FELLOW Republicans are pressing President Donald Trump to come clean about whether he has tapes of private conversations with former FBI director James Comey.

The request is a sign of the escalating fallout from riveting testimony by Comey last week of undue pressure from President Trump, who has responded to the claim by accusing him of lying.

Meanwhile, the Senate probe into collusion with Russia or obstruction of justice is extending to a Trump Cabinet member, with Attorney General Jeff Sessions in for sharp questioning today by the Senate intelligence committee.

“I don’t understand why the President just doesn’t clear this matter up once and for all,” said Senator Susan Collins, a member of the committee, referring to the existence of any recordings.

She described Comey’s testimony as “candid” and “thorough” and said she would support a subpoena if needed. Trump “should voluntarily turn them over,” Collins added.

Senator James Lankford, also a member of the committee, agreed the panel needed to hear any tapes that exist. “We’ve obviously pressed the White House,” he said.

Trump’s aides have dodged questions about whether conversations relevant to the Russia investigation have been recorded, and so has the President.
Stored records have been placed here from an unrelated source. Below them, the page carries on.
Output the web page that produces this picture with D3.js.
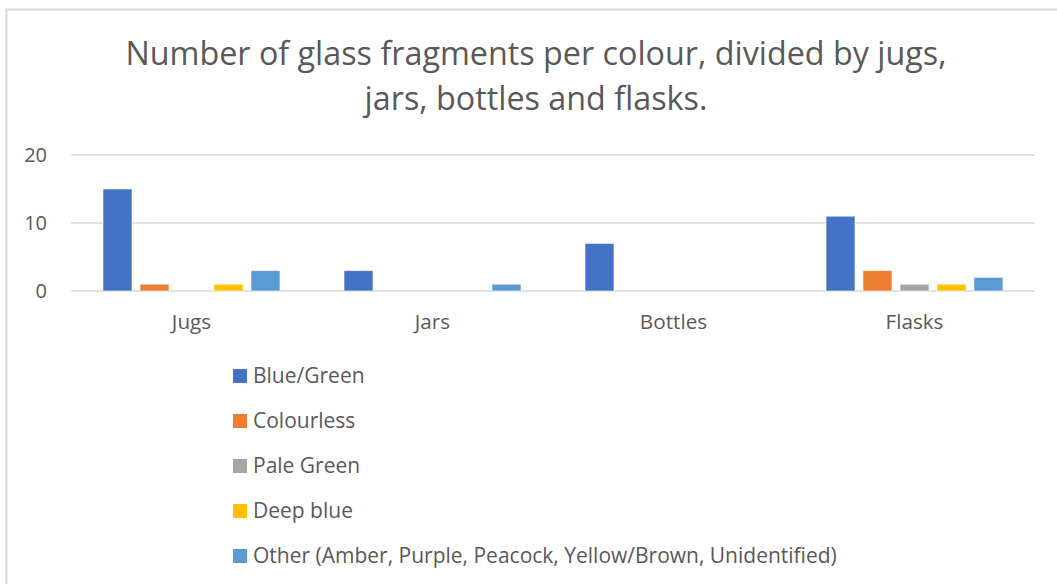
<!DOCTYPE html>
<html>
<head>
<meta charset="utf-8">
<script src="https://cdn.jsdelivr.net/npm/d3@7"></script>
<style>
  html, body { margin: 0; padding: 0; background: #fff; }
  svg { display: block; }
  text { font-family: "Open Sans", "Noto Sans", sans-serif; fill: #595959; }
</style>
</head>
<body>
<svg id="chart" width="1057" height="584"></svg>
<script>
const categories = ["Jugs", "Jars", "Bottles", "Flasks"];
const seriesNames = ["Blue/Green", "Colourless", "Pale Green", "Deep blue", "Other (Amber, Purple, Peacock, Yellow/Brown, Unidentified)"];
const seriesColors = ["#4472C4", "#ED7D31", "#A5A5A5", "#FFC000", "#5B9BD5"];
const blueGreen = [15, 3, 7, 11];
const colourless = [1, 0, 0, 3];
const paleGreen = [0, 0, 0, 1];
const deepBlue = [1, 0, 0, 1];
const other = [3, 1, 0, 2];
const yTicks = [0, 10, 20];
const titleLines = ["Number of glass fragments per colour, divided by jugs,", "jars, bottles and flasks."];

const seriesValues = [blueGreen, colourless, paleGreen, deepBlue, other];

const svg = d3.select("#chart");

// outer chart border (left and top visible)
svg.append("path")
  .attr("d", "M6.5,584 L6.5,9.5 L1057,9.5")
  .attr("fill", "none").attr("stroke", "#D9D9D9").attr("stroke-width", 2);

// title
const title = svg.append("g");
titleLines.forEach((t, i) => {
  title.append("text")
    .attr("x", 536).attr("y", 65 + i * 45)
    .attr("text-anchor", "middle")
    .style("font-size", "32.3px")
    .text(t);
});

const x0 = d3.scaleBand().domain(categories).range([71, 1035]).padding(0);
const x1 = d3.scaleBand().domain(d3.range(seriesNames.length))
  .range([0, x0.bandwidth()]).paddingInner(8 / 37).paddingOuter(0.865);
const y = d3.scaleLinear().domain([0, 20]).range([291, 155]);

// gridlines
svg.append("g").selectAll("line").data(yTicks).join("line")
  .attr("x1", 71).attr("x2", 1035)
  .attr("y1", d => y(d)).attr("y2", d => y(d))
  .attr("stroke", "#D9D9D9").attr("stroke-width", 1.5);

// y labels
svg.append("g").selectAll("text").data(yTicks).join("text")
  .attr("x", 47).attr("y", d => y(d)).attr("dy", "0.35em")
  .attr("text-anchor", "end").style("font-size", "20px")
  .text(d => d);

// bars
const groups = svg.append("g").selectAll("g").data(categories).join("g")
  .attr("transform", c => `translate(${x0(c)},0)`);
groups.selectAll("rect")
  .data((c, ci) => seriesValues.map((vals, si) => ({ si, v: vals[ci] })).filter(d => d.v > 0))
  .join("rect")
  .attr("x", d => x1(d.si))
  .attr("width", x1.bandwidth())
  .attr("y", d => y(d.v))
  .attr("height", d => y(0) - y(d.v))
  .attr("fill", d => seriesColors[d.si])
  .attr("stroke", "#fff").attr("stroke-opacity", 0.6).attr("stroke-width", 1);

// category labels
svg.append("g").selectAll("text").data(categories).join("text")
  .attr("x", c => x0(c) + x0.bandwidth() / 2).attr("y", 322).attr("dy", "0.35em")
  .attr("text-anchor", "middle").style("font-size", "20.7px")
  .text(c => c);

// legend
const leg = svg.append("g").selectAll("g").data(seriesNames).join("g")
  .attr("transform", (d, i) => `translate(233,${376 + i * 45})`);
leg.append("rect").attr("x", 0).attr("y", -7).attr("width", 14).attr("height", 14)
  .attr("fill", (d, i) => seriesColors[i]);
leg.append("text").attr("x", 20).attr("y", 0).attr("dy", "0.35em")
  .style("font-size", "21px").text(d => d);
</script>
</body>
</html>
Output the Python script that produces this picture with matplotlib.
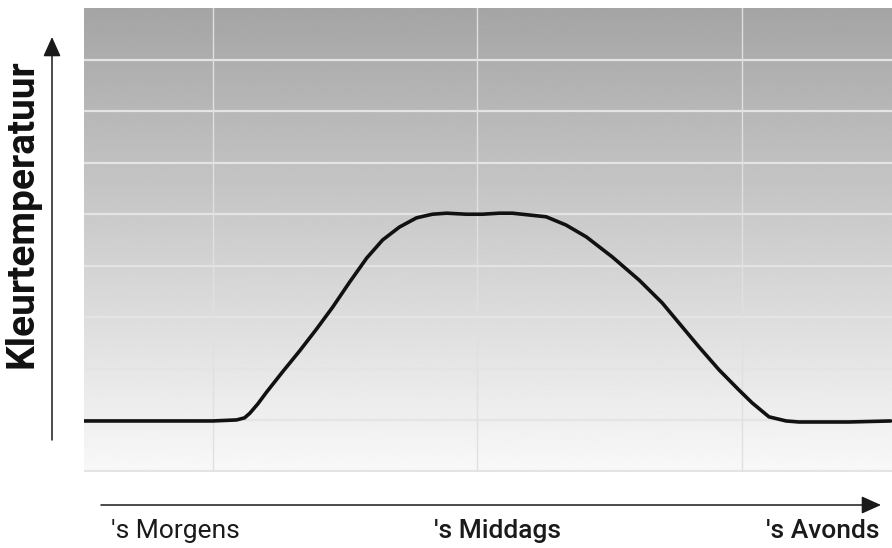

Pressed on the issue, Trump said: “I’ll tell you about that maybe sometime in the very near future.”

Lankford said Sessions’s testimony will help flesh out the truth of Comey’s allegations, including Sessions’s presence at the White House in February when Trump asked to speak to Comey alone.

Comey alleges Trump then privately asked him to drop a probe into former national security adviser Michael Flynn’s contacts with Russia.

Comey also has said Sessions did not respond when he complained he did not “want to get time alone with the President again”.

The Justice Department has denied that, saying Sessions stressed to Comey the need to be careful about following appropriate policies.

“We want to be able to get his side of it,” Lankford said.

Senator Jack Reed said that “there’s a real question of the propriety” regarding Sessions’s involvement in Comey’s dismissal, because Sessions had stepped aside from the federal investigation into contacts between Russia and the Trump campaign. Comey was leading that probe.

Reed said he also wants to know if Sessions had more meetings with Russian officials as a Trump campaign adviser than have been disclosed.

Trump on Sunday accused Comey of “cowardly” leaks and predicted many more from him. “Totally illegal?” he asked in a tweet. “Very ‘cowardly!’”

Several Republican politicians also criticised Comey for disclosing memos he had written in the aftermath of his private conversations with Trump, calling that action “inappropriate”. But, added Lankford “releasing his memos is not damaging to national security”.

The New York City federal prosecutor who expected to remain on the job when Trump took office but ended up being fired said he was made uncomfortable by one-on-one interactions with the president - just like Comey was.

Preet Bharara told ABC’s This Week that Trump was trying to “cultivate some kind of relationship” with him when he called him twice before the inauguration to “shoot the breeze”.

He said Trump reached out to him again after the inauguration but he refused to call back, shortly before he was fired.

On Comey’s accusations that Trump pressed him to drop the FBI investigation of Flynn, Bharara said that “no one knows right now whether there is a provable case of obstruction” of justice. But added: “I think there’s absolutely evidence to begin a case.”